■ AIM
Give the data below again exactly as it stands. Omit the pictures.

■ GIVEN INFORMATION

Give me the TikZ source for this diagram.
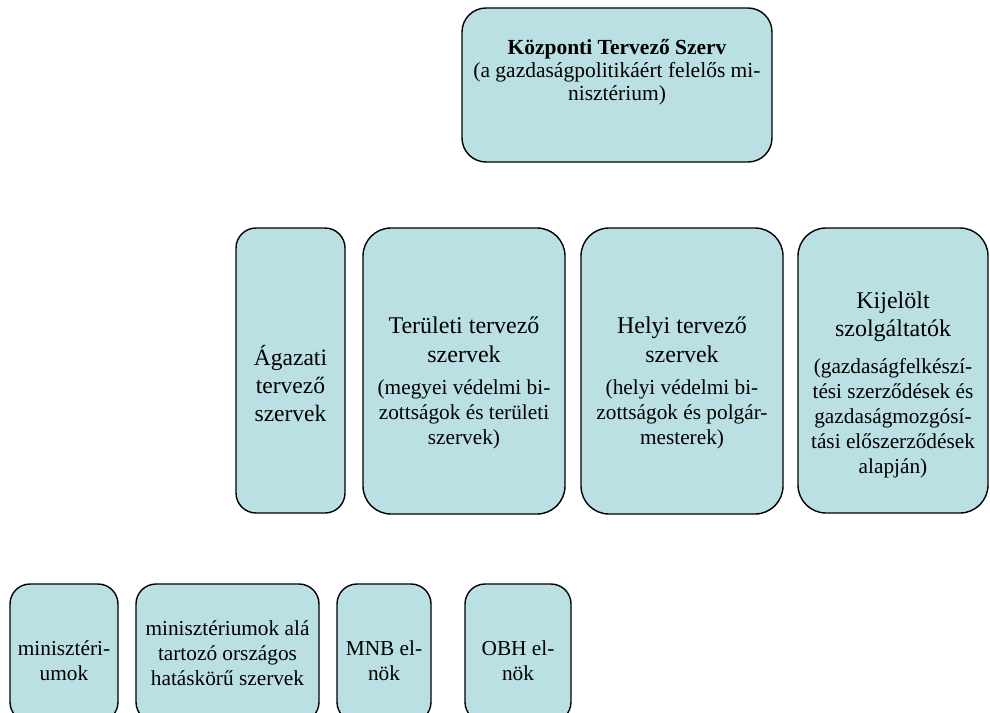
\documentclass[tikz,border=0pt]{standalone}
\usepackage{fontspec}
\setmainfont{Liberation Serif}
\definecolor{boxfill}{RGB}{187,224,227}
\newcommand{\ttlsize}{\fontsize{24}{29}\selectfont}
\newcommand{\bodysize}{\fontsize{21.3}{25}\selectfont}
\tikzset{
  box/.style={draw=black, line width=1.4pt, fill=boxfill, rounded corners=#1, inner sep=0pt},
  box/.default=24pt,
  txt/.style={align=center, inner sep=0pt, text=black},
  bodyfont/.style={font=\bodysize},
}
\begin{document}
\begin{tikzpicture}[x=1pt,y=-1pt]
\useasboundingbox (0,0) rectangle (990,712);
\clip (0,0) rectangle (990,712);
% boxes
\node[box, minimum width=310pt, minimum height=154pt] (kts) at (617,85) {};
\node[box=20pt, minimum width=109pt, minimum height=285pt] (ag) at (290.5,370.5) {};
\node[box=28pt, minimum width=202pt, minimum height=286pt] (ter) at (464,371) {};
\node[box=28pt, minimum width=202pt, minimum height=286pt] (hel) at (682,371) {};
\node[box=28pt, minimum width=190pt, minimum height=285pt] (kij) at (893,370.5) {};
\node[box=20pt, minimum width=108pt, minimum height=138pt] (min) at (64,653) {};
\node[box=20pt, minimum width=183pt, minimum height=138pt] (mal) at (227.5,653) {};
\node[box=20pt, minimum width=94pt, minimum height=138pt] (mnb) at (384,653) {};
\node[box=20pt, minimum width=106pt, minimum height=138pt] (obh) at (518,653) {};
% texts
\node[txt, font=\fontsize{21.5}{23}\selectfont] (ktst) at ([yshift=13pt]kts.center)
  {\textbf{Központi Tervező Szerv}\\(a gazdaságpolitikáért felelős mi-\\nisztérium)};
\node[txt, font=\fontsize{23.5}{28}\selectfont] (agt) at ([yshift=-13pt]ag.center)
  {Ágazati\\tervező\\szervek};
\node[txt, bodyfont] (tert) at ([yshift=-12pt]ter.center)
  {{\ttlsize Területi tervező}\\[4pt]{\ttlsize szervek}\\[7pt](megyei védelmi bi-\\zottságok és területi\\szervek)};
\node[txt, bodyfont] (helt) at ([yshift=-12pt]hel.center)
  {{\ttlsize Helyi tervező}\\[4pt]{\ttlsize szervek}\\[7pt](helyi védelmi bi-\\zottságok és polgár-\\mesterek)};
\node[txt, bodyfont] (kijt) at ([yshift=-14pt]kij.center)
  {{\ttlsize Kijelölt}\\[3pt]{\ttlsize szolgáltatók}\\[12pt](gazdaságfelkészí-\\tési szerződések és\\gazdaságmozgósí-\\tási előszerződések\\alapján)};
\node[txt, bodyfont] (mint) at ([yshift=-8pt]min.center) {minisztéri-\\umok};
\node[txt, bodyfont] (malt) at (mal.center) {minisztériumok alá\\tartozó országos\\hatáskörű szervek};
\node[txt, bodyfont] (mnbt) at ([yshift=-8pt]mnb.center) {MNB el-\\nök};
\node[txt, bodyfont] (obht) at ([yshift=-8pt]obh.center) {OBH el-\\nök};
\end{tikzpicture}
\end{document}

■ EXERCISE OUTPUT
Give me the TikZ source for this diagram.
\documentclass[tikz,border=0pt]{standalone}
\usepackage{fontspec}
\setmainfont{Liberation Serif}
\definecolor{boxfill}{RGB}{187,224,227}
\newcommand{\ttlsize}{\fontsize{24}{29}\selectfont}
\newcommand{\bodysize}{\fontsize{21.3}{25}\selectfont}
\tikzset{
  box/.style={draw=black, line width=1.4pt, fill=boxfill, rounded corners=#1, inner sep=0pt},
  box/.default=24pt,
  txt/.style={align=center, inner sep=0pt, text=black},
  bodyfont/.style={font=\bodysize},
}
\begin{document}
\begin{tikzpicture}[x=1pt,y=-1pt]
\useasboundingbox (0,0) rectangle (990,712);
\clip (0,0) rectangle (990,712);
% boxes
\node[box, minimum width=310pt, minimum height=154pt] (kts) at (617,85) {};
\node[box=20pt, minimum width=109pt, minimum height=285pt] (ag) at (290.5,370.5) {};
\node[box=28pt, minimum width=202pt, minimum height=286pt] (ter) at (464,371) {};
\node[box=28pt, minimum width=202pt, minimum height=286pt] (hel) at (682,371) {};
\node[box=28pt, minimum width=190pt, minimum height=285pt] (kij) at (893,370.5) {};
\node[box=20pt, minimum width=108pt, minimum height=138pt] (min) at (64,653) {};
\node[box=20pt, minimum width=183pt, minimum height=138pt] (mal) at (227.5,653) {};
\node[box=20pt, minimum width=94pt, minimum height=138pt] (mnb) at (384,653) {};
\node[box=20pt, minimum width=106pt, minimum height=138pt] (obh) at (518,653) {};
% texts
\node[txt, font=\fontsize{21.5}{23}\selectfont] (ktst) at ([yshift=13pt]kts.center)
  {\textbf{Központi Tervező Szerv}\\(a gazdaságpolitikáért felelős mi-\\nisztérium)};
\node[txt, font=\fontsize{23.5}{28}\selectfont] (agt) at ([yshift=-13pt]ag.center)
  {Ágazati\\tervező\\szervek};
\node[txt, bodyfont] (tert) at ([yshift=-12pt]ter.center)
  {{\ttlsize Területi tervező}\\[4pt]{\ttlsize szervek}\\[7pt](megyei védelmi bi-\\zottságok és területi\\szervek)};
\node[txt, bodyfont] (helt) at ([yshift=-12pt]hel.center)
  {{\ttlsize Helyi tervező}\\[4pt]{\ttlsize szervek}\\[7pt](helyi védelmi bi-\\zottságok és polgár-\\mesterek)};
\node[txt, bodyfont] (kijt) at ([yshift=-14pt]kij.center)
  {{\ttlsize Kijelölt}\\[3pt]{\ttlsize szolgáltatók}\\[12pt](gazdaságfelkészí-\\tési szerződések és\\gazdaságmozgósí-\\tási előszerződések\\alapján)};
\node[txt, bodyfont] (mint) at ([yshift=-8pt]min.center) {minisztéri-\\umok};
\node[txt, bodyfont] (malt) at (mal.center) {minisztériumok alá\\tartozó országos\\hatáskörű szervek};
\node[txt, bodyfont] (mnbt) at ([yshift=-8pt]mnb.center) {MNB el-\\nök};
\node[txt, bodyfont] (obht) at ([yshift=-8pt]obh.center) {OBH el-\\nök};
\end{tikzpicture}
\end{document}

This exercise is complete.